Reproduce, please, the span of lines beginning at the line with "What matplotlib code" and ending at the line with "width=1, color=GREY, pad=6)", inclusive, minus any pictures.

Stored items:
+ + +
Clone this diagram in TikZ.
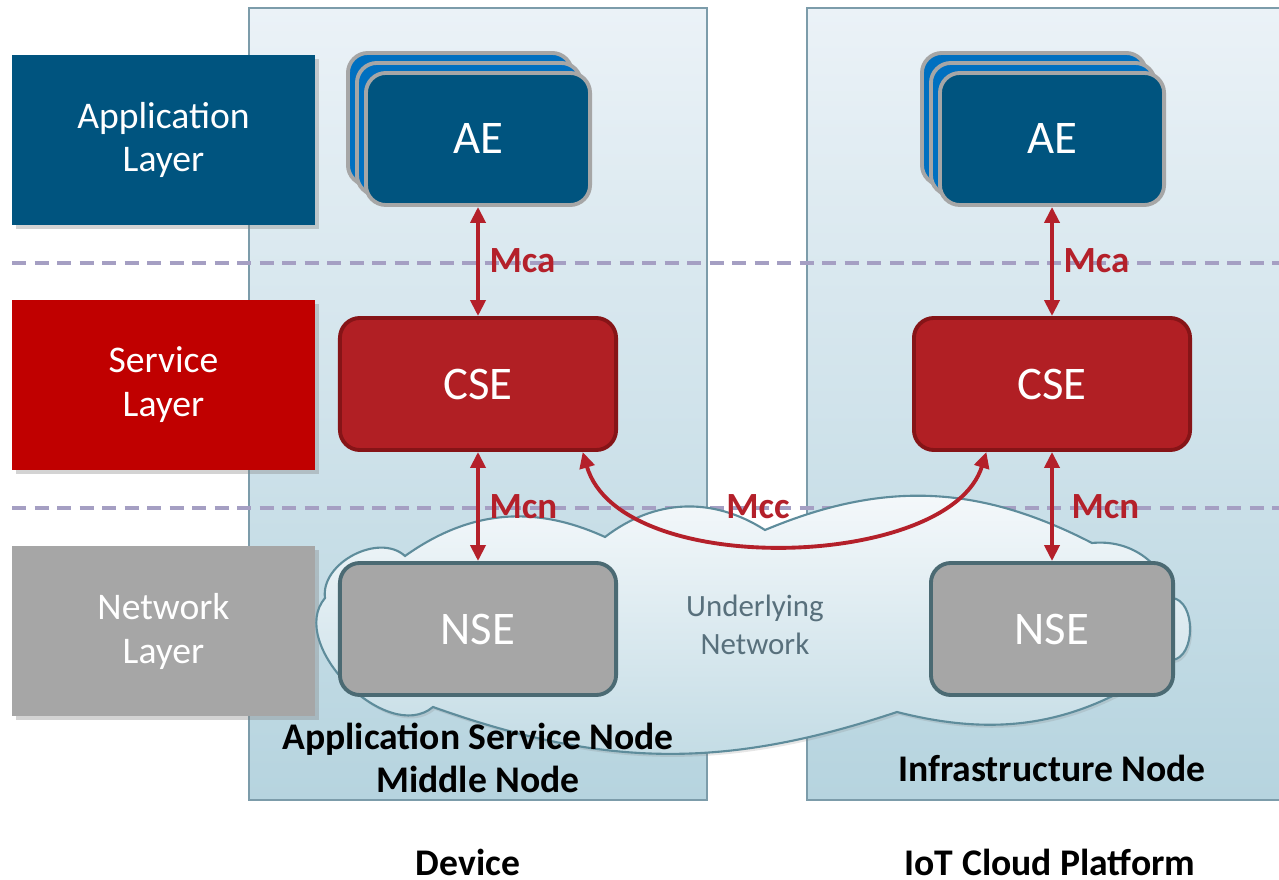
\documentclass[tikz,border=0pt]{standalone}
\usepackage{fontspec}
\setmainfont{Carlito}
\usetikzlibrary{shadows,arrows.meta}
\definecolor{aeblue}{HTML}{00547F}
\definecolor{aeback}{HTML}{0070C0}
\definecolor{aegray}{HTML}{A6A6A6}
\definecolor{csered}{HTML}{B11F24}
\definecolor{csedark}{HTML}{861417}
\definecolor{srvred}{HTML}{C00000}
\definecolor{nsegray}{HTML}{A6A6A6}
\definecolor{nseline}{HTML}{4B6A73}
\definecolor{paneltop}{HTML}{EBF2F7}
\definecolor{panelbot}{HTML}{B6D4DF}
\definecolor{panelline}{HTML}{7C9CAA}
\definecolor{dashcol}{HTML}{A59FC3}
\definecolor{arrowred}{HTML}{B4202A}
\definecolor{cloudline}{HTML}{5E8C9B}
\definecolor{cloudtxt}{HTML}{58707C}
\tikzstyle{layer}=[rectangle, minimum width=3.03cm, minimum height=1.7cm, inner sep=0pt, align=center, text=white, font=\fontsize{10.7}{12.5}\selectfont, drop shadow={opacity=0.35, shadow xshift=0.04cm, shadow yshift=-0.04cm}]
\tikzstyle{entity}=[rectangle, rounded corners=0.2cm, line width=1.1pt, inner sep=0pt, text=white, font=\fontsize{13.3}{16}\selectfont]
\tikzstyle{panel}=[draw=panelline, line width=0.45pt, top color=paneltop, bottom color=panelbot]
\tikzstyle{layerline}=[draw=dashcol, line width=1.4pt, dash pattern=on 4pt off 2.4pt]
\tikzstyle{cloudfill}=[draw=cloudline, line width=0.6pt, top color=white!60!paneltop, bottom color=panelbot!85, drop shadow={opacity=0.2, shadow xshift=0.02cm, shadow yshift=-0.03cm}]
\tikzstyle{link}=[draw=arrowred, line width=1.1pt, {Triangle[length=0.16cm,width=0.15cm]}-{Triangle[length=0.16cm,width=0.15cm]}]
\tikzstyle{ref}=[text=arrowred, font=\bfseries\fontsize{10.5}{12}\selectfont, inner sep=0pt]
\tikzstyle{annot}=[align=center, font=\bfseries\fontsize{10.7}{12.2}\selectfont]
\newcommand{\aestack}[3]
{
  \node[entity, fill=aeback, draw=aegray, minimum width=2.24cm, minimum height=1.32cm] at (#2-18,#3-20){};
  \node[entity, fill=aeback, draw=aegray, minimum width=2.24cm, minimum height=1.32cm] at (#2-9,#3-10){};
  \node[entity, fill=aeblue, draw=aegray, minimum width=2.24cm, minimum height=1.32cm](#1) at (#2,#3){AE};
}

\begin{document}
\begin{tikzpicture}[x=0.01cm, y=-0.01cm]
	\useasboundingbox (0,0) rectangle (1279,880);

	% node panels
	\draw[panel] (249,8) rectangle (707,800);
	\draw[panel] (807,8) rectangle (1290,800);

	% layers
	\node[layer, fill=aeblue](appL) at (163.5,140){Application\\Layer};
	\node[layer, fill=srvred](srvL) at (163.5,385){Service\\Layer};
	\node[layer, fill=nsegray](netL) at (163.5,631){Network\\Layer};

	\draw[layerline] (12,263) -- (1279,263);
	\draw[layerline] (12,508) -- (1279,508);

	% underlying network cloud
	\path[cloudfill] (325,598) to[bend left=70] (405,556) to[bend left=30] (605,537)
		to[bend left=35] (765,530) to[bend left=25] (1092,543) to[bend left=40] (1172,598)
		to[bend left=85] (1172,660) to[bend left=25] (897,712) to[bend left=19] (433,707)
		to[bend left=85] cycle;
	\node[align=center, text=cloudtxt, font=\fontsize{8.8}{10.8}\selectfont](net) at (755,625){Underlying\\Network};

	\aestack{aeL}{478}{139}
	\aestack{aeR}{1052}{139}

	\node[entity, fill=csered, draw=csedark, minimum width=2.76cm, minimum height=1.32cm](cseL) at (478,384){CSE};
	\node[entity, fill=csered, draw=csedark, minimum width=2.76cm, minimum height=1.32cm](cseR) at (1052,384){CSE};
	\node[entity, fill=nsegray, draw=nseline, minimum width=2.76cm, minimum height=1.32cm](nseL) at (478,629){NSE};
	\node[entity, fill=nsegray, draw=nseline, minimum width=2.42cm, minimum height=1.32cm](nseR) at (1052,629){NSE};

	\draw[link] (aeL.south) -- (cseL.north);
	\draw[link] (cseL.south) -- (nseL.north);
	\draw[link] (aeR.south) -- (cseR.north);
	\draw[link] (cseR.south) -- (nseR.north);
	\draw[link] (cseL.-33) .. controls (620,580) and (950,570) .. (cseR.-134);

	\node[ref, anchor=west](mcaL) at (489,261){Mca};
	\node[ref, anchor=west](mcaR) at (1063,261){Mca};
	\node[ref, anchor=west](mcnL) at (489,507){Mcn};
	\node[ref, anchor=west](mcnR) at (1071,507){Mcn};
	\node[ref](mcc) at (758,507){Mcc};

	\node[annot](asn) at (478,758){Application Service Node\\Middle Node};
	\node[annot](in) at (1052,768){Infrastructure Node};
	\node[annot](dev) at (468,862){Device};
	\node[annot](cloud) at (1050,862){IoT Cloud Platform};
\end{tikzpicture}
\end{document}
+ + +
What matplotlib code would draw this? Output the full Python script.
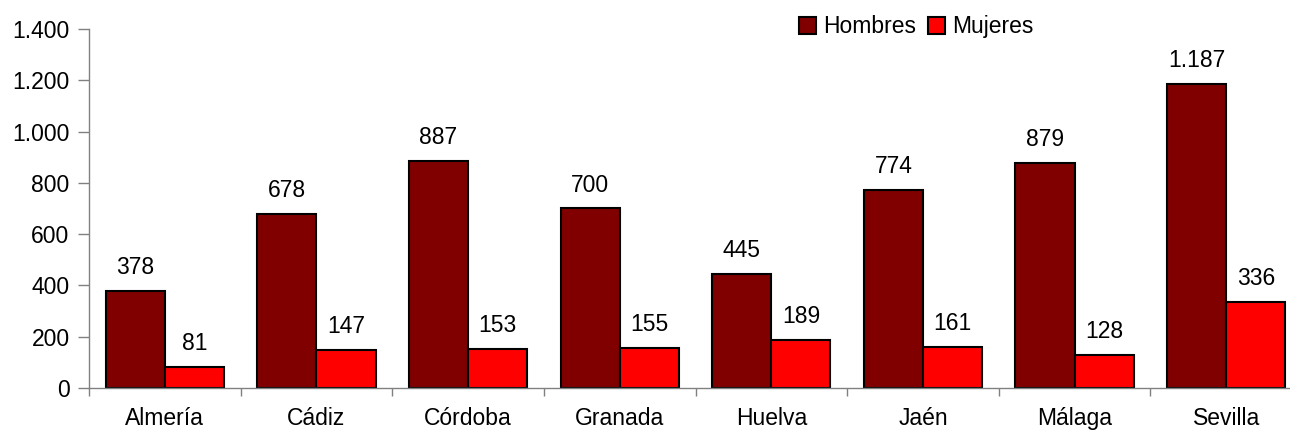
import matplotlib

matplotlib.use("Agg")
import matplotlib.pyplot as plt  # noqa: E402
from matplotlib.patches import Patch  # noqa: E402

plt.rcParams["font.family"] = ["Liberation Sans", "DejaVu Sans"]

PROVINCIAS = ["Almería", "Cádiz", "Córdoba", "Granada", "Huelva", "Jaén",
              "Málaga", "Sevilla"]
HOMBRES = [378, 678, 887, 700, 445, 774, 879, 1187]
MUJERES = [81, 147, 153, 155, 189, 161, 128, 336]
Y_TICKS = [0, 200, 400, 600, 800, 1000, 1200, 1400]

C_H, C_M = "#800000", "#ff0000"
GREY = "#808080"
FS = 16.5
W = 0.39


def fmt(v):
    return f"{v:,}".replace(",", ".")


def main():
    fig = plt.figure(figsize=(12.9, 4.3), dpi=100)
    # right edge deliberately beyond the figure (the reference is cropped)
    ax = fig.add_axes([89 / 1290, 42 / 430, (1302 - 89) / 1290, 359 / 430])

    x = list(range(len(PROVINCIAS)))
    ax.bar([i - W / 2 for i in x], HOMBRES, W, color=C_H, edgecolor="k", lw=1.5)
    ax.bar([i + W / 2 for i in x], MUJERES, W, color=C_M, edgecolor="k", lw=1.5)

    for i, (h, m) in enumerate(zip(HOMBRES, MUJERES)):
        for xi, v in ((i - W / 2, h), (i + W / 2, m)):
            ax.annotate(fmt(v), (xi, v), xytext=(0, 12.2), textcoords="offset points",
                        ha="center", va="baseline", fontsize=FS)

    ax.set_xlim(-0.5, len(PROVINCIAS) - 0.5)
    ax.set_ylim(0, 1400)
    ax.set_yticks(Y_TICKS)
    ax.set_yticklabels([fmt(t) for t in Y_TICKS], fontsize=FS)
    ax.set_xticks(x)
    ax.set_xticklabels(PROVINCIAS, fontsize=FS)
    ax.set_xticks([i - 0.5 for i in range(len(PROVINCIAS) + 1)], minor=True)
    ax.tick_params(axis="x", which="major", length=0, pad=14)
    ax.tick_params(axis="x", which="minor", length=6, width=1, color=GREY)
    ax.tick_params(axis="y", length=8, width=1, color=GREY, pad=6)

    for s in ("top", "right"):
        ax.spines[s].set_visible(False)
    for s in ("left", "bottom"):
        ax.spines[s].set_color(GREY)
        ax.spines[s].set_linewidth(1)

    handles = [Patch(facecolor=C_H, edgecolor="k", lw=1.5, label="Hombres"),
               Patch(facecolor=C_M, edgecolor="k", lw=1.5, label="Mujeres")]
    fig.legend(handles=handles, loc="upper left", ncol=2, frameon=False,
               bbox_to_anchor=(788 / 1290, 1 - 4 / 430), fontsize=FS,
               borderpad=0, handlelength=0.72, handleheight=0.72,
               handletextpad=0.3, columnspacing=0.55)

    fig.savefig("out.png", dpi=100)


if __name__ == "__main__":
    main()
+ + +
* TASK OUTPUT:
What matplotlib code would draw this? Output the full Python script.
import matplotlib

matplotlib.use("Agg")
import matplotlib.pyplot as plt  # noqa: E402
from matplotlib.patches import Patch  # noqa: E402

plt.rcParams["font.family"] = ["Liberation Sans", "DejaVu Sans"]

PROVINCIAS = ["Almería", "Cádiz", "Córdoba", "Granada", "Huelva", "Jaén",
              "Málaga", "Sevilla"]
HOMBRES = [378, 678, 887, 700, 445, 774, 879, 1187]
MUJERES = [81, 147, 153, 155, 189, 161, 128, 336]
Y_TICKS = [0, 200, 400, 600, 800, 1000, 1200, 1400]

C_H, C_M = "#800000", "#ff0000"
GREY = "#808080"
FS = 16.5
W = 0.39


def fmt(v):
    return f"{v:,}".replace(",", ".")


def main():
    fig = plt.figure(figsize=(12.9, 4.3), dpi=100)
    # right edge deliberately beyond the figure (the reference is cropped)
    ax = fig.add_axes([89 / 1290, 42 / 430, (1302 - 89) / 1290, 359 / 430])

    x = list(range(len(PROVINCIAS)))
    ax.bar([i - W / 2 for i in x], HOMBRES, W, color=C_H, edgecolor="k", lw=1.5)
    ax.bar([i + W / 2 for i in x], MUJERES, W, color=C_M, edgecolor="k", lw=1.5)

    for i, (h, m) in enumerate(zip(HOMBRES, MUJERES)):
        for xi, v in ((i - W / 2, h), (i + W / 2, m)):
            ax.annotate(fmt(v), (xi, v), xytext=(0, 12.2), textcoords="offset points",
                        ha="center", va="baseline", fontsize=FS)

    ax.set_xlim(-0.5, len(PROVINCIAS) - 0.5)
    ax.set_ylim(0, 1400)
    ax.set_yticks(Y_TICKS)
    ax.set_yticklabels([fmt(t) for t in Y_TICKS], fontsize=FS)
    ax.set_xticks(x)
    ax.set_xticklabels(PROVINCIAS, fontsize=FS)
    ax.set_xticks([i - 0.5 for i in range(len(PROVINCIAS) + 1)], minor=True)
    ax.tick_params(axis="x", which="major", length=0, pad=14)
    ax.tick_params(axis="x", which="minor", length=6, width=1, color=GREY)
    ax.tick_params(axis="y", length=8, width=1, color=GREY, pad=6)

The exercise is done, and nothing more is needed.